Une équipe de l’Institut Curie,
travaillant en France avec des équipes de l’Institut national de la santé et de la recherche
médicale (INSERM), du Centre national de la recherche scientifique (CNRS), de l’Universités
Paris Descartes et de l’Université Pierre et Marie Curie, ainsi qu’aux Etats-Unis avec une
équipe du Massachusetts General Hospital et de la Harvard Medical School, a étudié les
cellules placentaires pour comprendre les mécanismes qui sous-tendent leurs étonnantes
capacités. Parmi les 23 000 gènes contenus dans chacune de nos cellules, ces mécanismes
– dits épigénétiques – sélectionnent des gènes particuliers, dont l’expression permet aux
cellules placentaires de soutenir la vie. Pas de vie sans un fonctionnement harmonieux des
cellules placentaires.
Étonnement, ces chercheurs français et américains ont montré que plusieurs mécanismes
utilisés par les cellules placentaires pour jouer leur rôle, préfigurent les mécanismes qui
pourront être employés plus tard par les cellules cancéreuses pour migrer, envahir des
organes, échapper aux défenses immunitaires pour finalement compromettre la vie et parfois
la faire disparaître.
Ce travail qui vient d’être publié dans la revue scientifique Epigenetics (1), a été
principalement effectué par un jeune scientifique de l’Institut Curie, le Dr. Akpéli Nordor qui
depuis trois ans fait la navette entre les laboratoires parisiens du Dr. Thierry Fournier, un
spécialiste du placenta, du Pr. David Klatzmann, un spécialiste de l’immunologie, et du
Pr. Dominique Bellet, un spécialiste de la cancérologie, et le laboratoire bostonien du
Dr. Martin Aryee, un spécialiste de l’analyse de données massives en épigénomique et en
génomique.
Cette étude pilote ouvre de passionnantes perspectives puisqu’elle montre que la recherche
sur les cellules placentaires peut permettre de mieux comprendre le cancer. Sur le plan
médical, des études faites sur le placenta ont déjà permis d’importantes découvertes en
cancérologie : pour ne citer qu’un exemple, programmed death-ligand 1 (PD-L1), une
molécule ciblée par des immunothérapies qui révolutionnent actuellement la prise en charge
plusieurs cancers, a initialement été décrite dans le placenta (2, 3).
Sur le plan
philosophique, la similitude des mécanismes utilisés par les cellules placentaires, qui sont à
la base de la vie, et les cellules cancéreuses, qui peuvent parfois en provoquer la fin, nous
offrent l’occasion de réfléchir sur la valeur de l’existence humaine et sur son inhérente
fragilité.
De façon intéressante, le programme de recherche qui conduit à ces étonnants résultats a
été financé dès son origine non seulement par des institutions publiques mais aussi par des
donateurs privés engagés dans le soutien de programmes de recherche à haut risque. Ceci
souligne une fois de plus le rôle déterminant de la philanthropie dans le soutien de
programmes scientifiques audacieux (4-6).
Références :
(1) A. V. Nordor, D. Nehar-Belaid, S. Richon, D. Klatzmann, D. Bellet, V. Dangles-Marie, T.

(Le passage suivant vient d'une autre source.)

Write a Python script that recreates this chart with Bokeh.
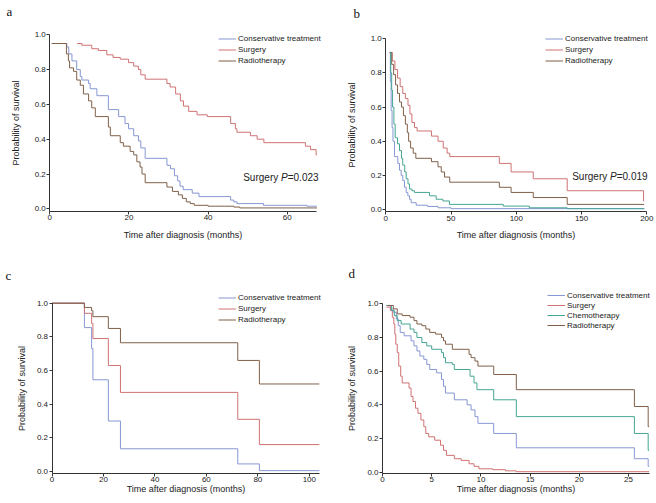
from bokeh.plotting import figure
from bokeh.models import Range1d, FixedTicker, PrintfTickFormatter, Legend, LegendItem, Label
from bokeh.layouts import row, column
from bokeh.embed import file_html
from bokeh.resources import INLINE

FONT = "Liberation Sans"
SERIF = "Liberation Serif"
BLUE = "#8797d3"
RED = "#d07272"
BROWN = "#806049"
TEAL = "#45a593"

# ---------------- data ----------------
legend_labels_abc = ["Conservative treatment", "Surgery", "Radiotherapy"]
legend_labels_d = ["Conservative treatment", "Surgery", "Chemotherapy", "Radiotherapy"]
y_ticks = [0.0, 0.2, 0.4, 0.6, 0.8, 1.0]
a_xticks = [0, 20, 40, 60]
b_xticks = [0, 50, 100, 150, 200]
c_xticks = [0, 20, 40, 60, 80, 100]
d_xticks = [0, 5, 10, 15, 20, 25]

# panel a
a_cons_t = [0.5, 4.3, 4.8, 5.6, 6.8, 7.7, 8.1, 9.8, 10.2, 11.9, 14.8, 17.4, 19.0, 19.9, 21.2, 22.4, 23.0, 24.1,
            29.6, 30.5, 31.5, 32.3, 32.9, 33.7, 36.0, 37.7, 45.7, 46.5, 47.3, 54.0, 65.0, 67.5]
a_cons_s = [0.95, 0.93, 0.89, 0.85, 0.80, 0.76, 0.74, 0.72, 0.69, 0.65, 0.57, 0.53, 0.49, 0.46, 0.42, 0.39, 0.35, 0.29,
            0.25, 0.23, 0.19, 0.16, 0.13, 0.11, 0.09, 0.07, 0.05, 0.04, 0.03, 0.02, 0.015, 0.015]
a_surg_t = [6.9, 8.1, 10.6, 12.3, 14.4, 16.0, 17.8, 19.9, 21.2, 22.4, 23.0, 24.1, 29.6, 30.4, 31.8, 33.0, 33.8, 35.1,
            37.2, 39.8, 45.7, 46.9, 47.3, 50.7, 52.4, 54.1, 64.6, 65.9, 67.3, 67.5]
a_surg_s = [0.95, 0.94, 0.92, 0.91, 0.885, 0.87, 0.86, 0.84, 0.82, 0.80, 0.77, 0.745, 0.72, 0.70, 0.66, 0.62, 0.59, 0.56,
            0.54, 0.53, 0.49, 0.46, 0.44, 0.42, 0.40, 0.38, 0.36, 0.34, 0.31, 0.31]
a_radio_t = [0.5, 4.2, 4.7, 5.0, 6.0, 6.8, 7.7, 8.5, 9.8, 10.6, 11.5, 14.8, 15.3, 17.8, 18.6, 20.3, 21.2, 22.0, 22.8,
             23.3, 24.1, 29.6, 31.0, 32.5, 33.5, 34.5, 35.5, 36.5, 40.0, 46.5, 48.0, 67.5]
a_radio_s = [0.95, 0.89, 0.85, 0.81, 0.79, 0.74, 0.71, 0.66, 0.62, 0.58, 0.53, 0.47, 0.42, 0.38, 0.36, 0.33, 0.31, 0.27,
             0.24, 0.20, 0.15, 0.125, 0.10, 0.08, 0.06, 0.04, 0.03, 0.02, 0.015, 0.01, 0.005, 0.005]

# panel b
b_cons_t = [3, 3.5, 4.1, 4.8, 5.5, 6.7, 9.2, 10.5, 11.8, 13, 14.3, 15.6, 16.9, 18.2, 19.4, 23.3, 32, 40, 50, 198]
b_cons_s = [0.92, 0.75, 0.58, 0.48, 0.40, 0.31, 0.27, 0.23, 0.20, 0.17, 0.13, 0.10, 0.08, 0.06, 0.04, 0.025, 0.018,
            0.01, 0.005, 0.003]
b_surg_t = [3, 5, 7, 9, 11, 13, 15, 17, 18.5, 20, 22, 24, 35, 40, 44, 47, 49, 87, 96, 113, 139, 197.5, 198]
b_surg_s = [0.92, 0.87, 0.82, 0.77, 0.72, 0.68, 0.65, 0.61, 0.56, 0.51, 0.48, 0.46, 0.43, 0.40, 0.36, 0.33, 0.31, 0.27,
            0.22, 0.18, 0.11, 0.05, 0.05]
b_chemo_t = [3, 3.8, 4.5, 5.2, 6.2, 7.2, 9, 10.5, 12, 13, 14.5, 15.6, 17, 18.2, 20, 22, 33.5, 38.6, 43.7, 48.8, 90, 110,
             139, 198]
b_chemo_s = [0.92, 0.80, 0.70, 0.60, 0.50, 0.42, 0.385, 0.345, 0.30, 0.26, 0.22, 0.18, 0.15, 0.12, 0.11, 0.10, 0.08,
             0.06, 0.05, 0.03, 0.02, 0.01, 0.005, 0.005]
b_radio_t = [3, 4.5, 6, 7.5, 9, 10.5, 12, 13.5, 15, 16.5, 17.5, 19, 21, 23, 35, 40, 42.5, 45, 49, 87, 96, 113, 139, 198]
b_radio_s = [0.92, 0.85, 0.79, 0.73, 0.68, 0.63, 0.60, 0.55, 0.50, 0.45, 0.40, 0.36, 0.33, 0.30, 0.28, 0.25, 0.22,
             0.19, 0.16, 0.13, 0.10, 0.07, 0.03, 0.03]

# panel c
c_cons_t = [0, 12.6, 15.4, 15.9, 21.9, 26.6, 72.2, 80.6, 103.9]
c_cons_s = [1.0, 0.855, 0.73, 0.545, 0.30, 0.135, 0.045, 0.005, 0.005]
c_surg_t = [0, 12.6, 15.4, 15.9, 21.9, 26.6, 72.2, 80.6, 103.9]
c_surg_s = [1.0, 0.94, 0.88, 0.79, 0.63, 0.47, 0.31, 0.16, 0.16]
c_radio_t = [0, 12.6, 15.4, 15.9, 21.9, 26.6, 72.2, 80.6, 103.9]
c_radio_s = [1.0, 0.975, 0.955, 0.92, 0.85, 0.765, 0.66, 0.52, 0.52]

# panel d
d_cons_t = [0.4, 0.8, 1.1, 1.4, 1.6, 1.8, 2.2, 2.9, 3.2, 3.5, 3.8, 4.2, 4.5, 4.8, 5.5, 6.0, 6.2, 6.4, 7.3, 8.6, 9.0,
            9.4, 9.7, 11.3, 13.6, 25.6, 27.0, 27.1]
d_cons_s = [0.99, 0.97, 0.95, 0.91, 0.87, 0.83, 0.81, 0.78, 0.75, 0.72, 0.69, 0.67, 0.64, 0.61, 0.59, 0.55, 0.51, 0.47,
            0.43, 0.40, 0.37, 0.33, 0.29, 0.23, 0.145, 0.08, 0.035, 0.035]
d_surg_t = [0.4, 0.8, 1.0, 1.15, 1.25, 1.35, 1.5, 1.65, 1.85, 2.0, 2.7, 2.9, 3.1, 3.35, 3.6, 3.9, 4.2, 4.4, 4.7, 5.3,
            5.9, 6.2, 6.5, 7.3, 8.0, 8.8, 9.3, 9.8, 11.2, 12.5, 13.6, 27.1]
d_surg_s = [0.98, 0.96, 0.92, 0.88, 0.82, 0.76, 0.71, 0.63, 0.57, 0.53, 0.50, 0.45, 0.42, 0.38, 0.35, 0.31, 0.27, 0.23,
            0.21, 0.19, 0.16, 0.13, 0.10, 0.08, 0.07, 0.05, 0.035, 0.02, 0.015, 0.008, 0.003, 0.003]
d_chemo_t = [0.4, 0.9, 1.2, 1.5, 1.9, 2.8, 3.2, 3.5, 4.0, 4.5, 5.0, 6.0, 6.2, 6.4, 7.1, 7.3, 8.9, 9.3, 9.6, 11.3, 13.6,
             25.6, 27.0, 27.1]
d_chemo_s = [0.99, 0.96, 0.93, 0.90, 0.88, 0.85, 0.83, 0.80, 0.77, 0.75, 0.73, 0.71, 0.68, 0.65, 0.64, 0.61, 0.57, 0.53,
             0.49, 0.43, 0.33, 0.23, 0.13, 0.13]
d_radio_t = [0.5, 1.1, 1.5, 2.0, 2.8, 3.2, 3.5, 4.0, 4.4, 4.8, 5.4, 6.0, 6.2, 6.4, 7.1, 8.8, 9.0, 9.4, 9.7, 11.3, 13.6,
             25.6, 27.0, 27.1]
d_radio_s = [0.99, 0.97, 0.94, 0.93, 0.92, 0.90, 0.88, 0.87, 0.85, 0.83, 0.82, 0.80, 0.78, 0.76, 0.73, 0.70, 0.68, 0.66,
             0.63, 0.58, 0.49, 0.39, 0.27, 0.27]


def make_fig(w, h, x0_px, x_per_px, y1_px, y0_px, axis_px, x_bound, xticks, ylab_standoff, xlab_standoff):
    """Frame fills the whole figure; axes sit at fixed data locations, bounded."""
    upx = 1.0 / (y0_px - y1_px)          # data units per pixel (y)
    x_start = -x0_px * x_per_px
    x_end = (w - x0_px) * x_per_px
    y_end = 1.0 + y1_px * upx
    y_start = -(h - y0_px) * upx
    y_axis_at = -(axis_px - y0_px) * upx
    p = figure(width=w, height=h, output_backend="svg", toolbar_location=None, title=None,
               x_range=Range1d(x_start, x_end), y_range=Range1d(y_start, y_end),
               min_border=0, min_border_left=0, min_border_right=0,
               min_border_top=0, min_border_bottom=0)
    p.outline_line_color = None
    p.grid.visible = False
    p.background_fill_color = "white"
    p.border_fill_color = "white"
    p.xaxis.ticker = FixedTicker(ticks=xticks)
    p.yaxis.ticker = FixedTicker(ticks=y_ticks)
    p.yaxis.formatter = PrintfTickFormatter(format="%.1f")
    p.xaxis.fixed_location = y_axis_at
    p.yaxis.fixed_location = 0
    p.xaxis.bounds = (0, x_bound)
    p.yaxis.bounds = (y_axis_at, 1.0)
    for ax in (p.xaxis[0], p.yaxis[0]):
        ax.axis_line_color = "#333333"
        ax.axis_line_width = 1
        ax.major_tick_line_color = "#333333"
        ax.minor_tick_line_color = None
        ax.major_tick_out = 3
        ax.major_tick_in = 0
        ax.major_label_standoff = 1
        ax.major_label_text_font = FONT
        ax.major_label_text_font_size = "8px"
        ax.major_label_text_color = "#222222"
        ax.axis_label_text_font = FONT
        ax.axis_label_text_font_size = "9px"
        ax.axis_label_text_font_style = "normal"
        ax.axis_label_text_color = "#222222"
    p.xaxis.axis_label = "Time after diagnosis (months)"
    p.yaxis.axis_label = "Probability of survival"
    p.yaxis.axis_label_standoff = ylab_standoff
    p.xaxis.axis_label_standoff = xlab_standoff
    return p


def add_curves(p, series, labels, legend_xy, row_h):
    rs = []
    for t, s, c in series:
        rs.append(p.step(x=t, y=s, mode="after", line_color=c, line_width=1))
    items = [LegendItem(label=lab, renderers=[rs[i]]) for i, lab in enumerate(labels)]
    leg = Legend(items=items, location=legend_xy, glyph_width=18, glyph_height=row_h, label_height=row_h,
                 label_standoff=2, spacing=0, padding=0, margin=0,
                 label_text_font=FONT, label_text_font_size="8px", label_text_color="#222222",
                 background_fill_alpha=0, border_line_alpha=0)
    p.add_layout(leg)


def add_letter(p, txt, x, y):
    p.add_layout(Label(x=x, y=y, x_units="screen", y_units="screen", text=txt, text_font=SERIF,
                       text_font_size="13px", text_baseline="alphabetic", text_color="#111111"))


def add_pvalue(p, pval, x0, y):
    common = dict(y=y, x_units="screen", y_units="screen", text_font=FONT, text_font_size="10px",
                  text_baseline="middle", text_color="#222222")
    p.add_layout(Label(x=x0, text="Surgery", **common))
    p.add_layout(Label(x=x0 + 37.8, text="P", text_font_style="italic", **common))
    p.add_layout(Label(x=x0 + 44.5, text="=" + pval, **common))


# panel a  (figure at page 0,0)
pa = make_fig(328, 250, 49.3, 1 / 3.957, 34.3, 208.3, 210.7, 67.5, a_xticks, 10, 6)
add_curves(pa, [(a_cons_t, a_cons_s, BLUE), (a_surg_t, a_surg_s, RED), (a_radio_t, a_radio_s, BROWN)],
           legend_labels_abc, (218, 184.5), 11)
add_letter(pa, "a", 6, 239)
add_pvalue(pa, "0.023", 242.7, 73)

# panel b  (figure at page 328,0)
pb = make_fig(328, 250, 57.3, 1 / 1.305, 38.3, 209.0, 211.3, 200, b_xticks, 10, 6)
add_curves(pb, [(b_cons_t, b_cons_s, BLUE), (b_surg_t, b_surg_s, RED), (b_radio_t, b_radio_s, BROWN),
                (b_chemo_t, b_chemo_s, TEAL)],
           legend_labels_abc, (217, 184.5), 11)
add_letter(pb, "b", 25, 237.5)
add_pvalue(pb, "0.019", 243.7, 74)

# panel c  (figure at page 0,250)
pc = make_fig(328, 253, 51.5, 1 / 2.573, 52.7, 221.0, 222.7, 103.9, c_xticks, 7, -2)
add_curves(pc, [(c_cons_t, c_cons_s, BLUE), (c_surg_t, c_surg_s, RED), (c_radio_t, c_radio_s, BROWN)],
           legend_labels_abc, (218, 177.8), 11)
add_letter(pc, "c", 5, 228)

# panel d  (figure at page 328,250)
pd_ = make_fig(328, 253, 54.0, 1 / 9.84, 53.3, 221.7, 222.7, 27.1, d_xticks, 7, -2)
add_curves(pd_, [(d_cons_t, d_cons_s, BLUE), (d_surg_t, d_surg_s, RED), (d_chemo_t, d_chemo_s, TEAL),
                 (d_radio_t, d_radio_s, BROWN)],
           legend_labels_d, (219, 173), 10)
add_letter(pd_, "d", 20, 230.5)

layout = column(row(pa, pb), row(pc, pd_))
open("out.html", "w").write(file_html(layout, INLINE))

Fournier & M. J. Aryee « The early pregnancy placenta foreshadows DNA methylation
alterations of solid tumors. » Epigenetics, 2017.
(2) Couzin-Frankel J. « Breakthrough of the year 2013. Cancer immunotherapy. » Science,
2013.
(3) H. Dong et al. « B7-H1, a third member of the B7 family, co-stimulates T-cell proliferation
and interleukin-10 secretion. » Nature Medicine, 1999.
(4) C. Leaf « Why We're Losing the War on Cancer—and How to Win It. » Fortune, 9 mars
2004.
(5) G. Colata. « Grant System Leads Cancer Researchers to Play It Safe. » The New York
Times, 28 juin 2009.
(6) A. Maxmen. « Taking risk to transform science. » Cell, 2009.